Work instructions:
Set down exactly the first line of the entries and every line after it, through the line with "3.63, 4.02, 3.77];".

Records with drawing code:
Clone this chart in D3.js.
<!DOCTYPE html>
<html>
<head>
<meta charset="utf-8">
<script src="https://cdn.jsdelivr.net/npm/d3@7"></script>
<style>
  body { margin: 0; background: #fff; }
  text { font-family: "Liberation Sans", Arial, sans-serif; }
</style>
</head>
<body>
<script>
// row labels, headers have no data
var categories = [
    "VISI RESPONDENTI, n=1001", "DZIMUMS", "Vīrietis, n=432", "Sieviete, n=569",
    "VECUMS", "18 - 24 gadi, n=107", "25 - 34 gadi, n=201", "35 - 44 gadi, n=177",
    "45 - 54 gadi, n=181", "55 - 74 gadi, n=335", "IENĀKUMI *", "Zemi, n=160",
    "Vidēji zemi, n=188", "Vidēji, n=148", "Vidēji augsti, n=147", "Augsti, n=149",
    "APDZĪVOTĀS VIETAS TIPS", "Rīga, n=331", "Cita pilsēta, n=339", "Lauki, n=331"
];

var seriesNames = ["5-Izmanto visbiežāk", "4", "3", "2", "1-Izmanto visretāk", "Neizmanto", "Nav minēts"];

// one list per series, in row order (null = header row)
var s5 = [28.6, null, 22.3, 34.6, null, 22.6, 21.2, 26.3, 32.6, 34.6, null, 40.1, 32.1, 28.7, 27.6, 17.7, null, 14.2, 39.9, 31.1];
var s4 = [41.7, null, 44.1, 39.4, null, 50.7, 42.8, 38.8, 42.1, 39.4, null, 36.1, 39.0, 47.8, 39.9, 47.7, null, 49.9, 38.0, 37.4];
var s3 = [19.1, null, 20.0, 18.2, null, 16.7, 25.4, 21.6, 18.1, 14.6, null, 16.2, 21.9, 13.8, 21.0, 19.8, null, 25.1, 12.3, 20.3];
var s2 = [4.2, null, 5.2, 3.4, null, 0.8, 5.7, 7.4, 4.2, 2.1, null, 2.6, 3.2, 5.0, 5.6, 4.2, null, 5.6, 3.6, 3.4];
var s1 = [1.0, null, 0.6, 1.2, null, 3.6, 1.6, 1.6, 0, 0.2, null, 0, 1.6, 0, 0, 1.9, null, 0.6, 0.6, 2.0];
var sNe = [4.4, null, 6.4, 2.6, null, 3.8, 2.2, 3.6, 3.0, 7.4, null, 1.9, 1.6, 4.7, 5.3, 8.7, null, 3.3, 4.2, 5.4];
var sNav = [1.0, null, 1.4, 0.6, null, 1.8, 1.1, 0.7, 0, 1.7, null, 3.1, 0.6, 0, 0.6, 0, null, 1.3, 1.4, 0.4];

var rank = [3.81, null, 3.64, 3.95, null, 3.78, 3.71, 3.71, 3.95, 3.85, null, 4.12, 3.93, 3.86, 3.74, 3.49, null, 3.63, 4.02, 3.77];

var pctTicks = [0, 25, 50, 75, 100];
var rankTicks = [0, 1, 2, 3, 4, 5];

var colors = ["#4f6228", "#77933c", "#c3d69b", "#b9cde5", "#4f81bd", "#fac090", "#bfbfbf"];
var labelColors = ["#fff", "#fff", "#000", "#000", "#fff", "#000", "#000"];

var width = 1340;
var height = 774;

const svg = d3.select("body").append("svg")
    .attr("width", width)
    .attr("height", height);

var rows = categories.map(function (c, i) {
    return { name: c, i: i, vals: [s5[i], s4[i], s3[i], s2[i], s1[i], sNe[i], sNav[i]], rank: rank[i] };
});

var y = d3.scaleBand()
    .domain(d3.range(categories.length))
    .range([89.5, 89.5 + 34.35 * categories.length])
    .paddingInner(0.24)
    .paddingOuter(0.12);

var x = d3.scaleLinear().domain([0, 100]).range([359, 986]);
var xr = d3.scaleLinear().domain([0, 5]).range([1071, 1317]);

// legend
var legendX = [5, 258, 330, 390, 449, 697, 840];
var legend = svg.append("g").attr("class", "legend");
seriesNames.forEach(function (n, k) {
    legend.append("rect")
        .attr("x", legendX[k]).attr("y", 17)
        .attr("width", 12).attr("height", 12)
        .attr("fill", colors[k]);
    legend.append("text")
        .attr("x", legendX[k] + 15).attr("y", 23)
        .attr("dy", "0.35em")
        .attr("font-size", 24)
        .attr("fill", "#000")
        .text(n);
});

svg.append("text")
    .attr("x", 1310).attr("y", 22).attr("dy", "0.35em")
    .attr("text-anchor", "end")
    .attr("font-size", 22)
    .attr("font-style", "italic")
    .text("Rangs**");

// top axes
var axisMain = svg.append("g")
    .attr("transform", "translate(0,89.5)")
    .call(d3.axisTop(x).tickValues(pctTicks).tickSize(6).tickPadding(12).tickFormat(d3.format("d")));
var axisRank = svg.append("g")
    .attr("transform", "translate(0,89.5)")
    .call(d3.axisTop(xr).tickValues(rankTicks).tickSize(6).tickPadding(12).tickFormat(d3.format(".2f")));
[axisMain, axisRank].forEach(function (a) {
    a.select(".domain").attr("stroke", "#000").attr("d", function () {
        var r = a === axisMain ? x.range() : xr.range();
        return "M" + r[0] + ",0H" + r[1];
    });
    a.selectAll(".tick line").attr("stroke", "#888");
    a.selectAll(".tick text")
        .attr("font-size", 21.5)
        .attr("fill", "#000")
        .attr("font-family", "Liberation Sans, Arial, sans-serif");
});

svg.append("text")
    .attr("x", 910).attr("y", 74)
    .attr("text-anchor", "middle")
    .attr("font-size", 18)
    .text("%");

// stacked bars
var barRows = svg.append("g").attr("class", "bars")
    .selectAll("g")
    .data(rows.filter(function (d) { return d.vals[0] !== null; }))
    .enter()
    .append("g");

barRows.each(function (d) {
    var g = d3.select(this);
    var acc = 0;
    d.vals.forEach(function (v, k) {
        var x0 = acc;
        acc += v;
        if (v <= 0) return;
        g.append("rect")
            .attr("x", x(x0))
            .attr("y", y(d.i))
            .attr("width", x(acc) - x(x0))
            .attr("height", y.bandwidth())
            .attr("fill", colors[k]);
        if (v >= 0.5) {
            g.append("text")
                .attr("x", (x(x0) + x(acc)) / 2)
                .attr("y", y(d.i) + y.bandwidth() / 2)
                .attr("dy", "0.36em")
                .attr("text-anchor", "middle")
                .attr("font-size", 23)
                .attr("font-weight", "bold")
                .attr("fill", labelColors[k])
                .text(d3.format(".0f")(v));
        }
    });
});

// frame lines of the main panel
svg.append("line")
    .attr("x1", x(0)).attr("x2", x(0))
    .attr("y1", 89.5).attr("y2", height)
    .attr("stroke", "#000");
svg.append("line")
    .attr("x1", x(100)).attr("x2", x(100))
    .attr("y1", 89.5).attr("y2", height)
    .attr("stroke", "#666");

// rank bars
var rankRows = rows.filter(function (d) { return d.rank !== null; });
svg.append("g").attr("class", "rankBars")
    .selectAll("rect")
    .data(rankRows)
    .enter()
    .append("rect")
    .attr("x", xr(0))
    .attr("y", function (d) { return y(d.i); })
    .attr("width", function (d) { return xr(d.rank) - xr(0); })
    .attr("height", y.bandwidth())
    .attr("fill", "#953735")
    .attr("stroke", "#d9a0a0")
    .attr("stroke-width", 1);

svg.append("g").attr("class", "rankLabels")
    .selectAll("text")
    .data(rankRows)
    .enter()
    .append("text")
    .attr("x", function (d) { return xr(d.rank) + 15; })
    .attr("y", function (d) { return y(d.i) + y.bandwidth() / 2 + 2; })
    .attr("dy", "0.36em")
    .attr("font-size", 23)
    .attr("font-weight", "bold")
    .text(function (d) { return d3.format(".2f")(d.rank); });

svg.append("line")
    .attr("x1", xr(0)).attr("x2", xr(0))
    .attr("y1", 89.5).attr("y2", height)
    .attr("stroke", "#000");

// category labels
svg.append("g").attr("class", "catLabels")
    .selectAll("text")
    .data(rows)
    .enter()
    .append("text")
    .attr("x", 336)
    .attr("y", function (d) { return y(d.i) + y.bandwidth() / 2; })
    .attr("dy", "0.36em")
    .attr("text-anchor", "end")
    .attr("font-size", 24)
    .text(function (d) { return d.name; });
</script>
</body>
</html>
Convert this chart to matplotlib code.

Task result:
Clone this chart in D3.js.
<!DOCTYPE html>
<html>
<head>
<meta charset="utf-8">
<script src="https://cdn.jsdelivr.net/npm/d3@7"></script>
<style>
  body { margin: 0; background: #fff; }
  text { font-family: "Liberation Sans", Arial, sans-serif; }
</style>
</head>
<body>
<script>
// row labels, headers have no data
var categories = [
    "VISI RESPONDENTI, n=1001", "DZIMUMS", "Vīrietis, n=432", "Sieviete, n=569",
    "VECUMS", "18 - 24 gadi, n=107", "25 - 34 gadi, n=201", "35 - 44 gadi, n=177",
    "45 - 54 gadi, n=181", "55 - 74 gadi, n=335", "IENĀKUMI *", "Zemi, n=160",
    "Vidēji zemi, n=188", "Vidēji, n=148", "Vidēji augsti, n=147", "Augsti, n=149",
    "APDZĪVOTĀS VIETAS TIPS", "Rīga, n=331", "Cita pilsēta, n=339", "Lauki, n=331"
];

var seriesNames = ["5-Izmanto visbiežāk", "4", "3", "2", "1-Izmanto visretāk", "Neizmanto", "Nav minēts"];

// one list per series, in row order (null = header row)
var s5 = [28.6, null, 22.3, 34.6, null, 22.6, 21.2, 26.3, 32.6, 34.6, null, 40.1, 32.1, 28.7, 27.6, 17.7, null, 14.2, 39.9, 31.1];
var s4 = [41.7, null, 44.1, 39.4, null, 50.7, 42.8, 38.8, 42.1, 39.4, null, 36.1, 39.0, 47.8, 39.9, 47.7, null, 49.9, 38.0, 37.4];
var s3 = [19.1, null, 20.0, 18.2, null, 16.7, 25.4, 21.6, 18.1, 14.6, null, 16.2, 21.9, 13.8, 21.0, 19.8, null, 25.1, 12.3, 20.3];
var s2 = [4.2, null, 5.2, 3.4, null, 0.8, 5.7, 7.4, 4.2, 2.1, null, 2.6, 3.2, 5.0, 5.6, 4.2, null, 5.6, 3.6, 3.4];
var s1 = [1.0, null, 0.6, 1.2, null, 3.6, 1.6, 1.6, 0, 0.2, null, 0, 1.6, 0, 0, 1.9, null, 0.6, 0.6, 2.0];
var sNe = [4.4, null, 6.4, 2.6, null, 3.8, 2.2, 3.6, 3.0, 7.4, null, 1.9, 1.6, 4.7, 5.3, 8.7, null, 3.3, 4.2, 5.4];
var sNav = [1.0, null, 1.4, 0.6, null, 1.8, 1.1, 0.7, 0, 1.7, null, 3.1, 0.6, 0, 0.6, 0, null, 1.3, 1.4, 0.4];

var rank = [3.81, null, 3.64, 3.95, null, 3.78, 3.71, 3.71, 3.95, 3.85, null, 4.12, 3.93, 3.86, 3.74, 3.49, null, 3.63, 4.02, 3.77];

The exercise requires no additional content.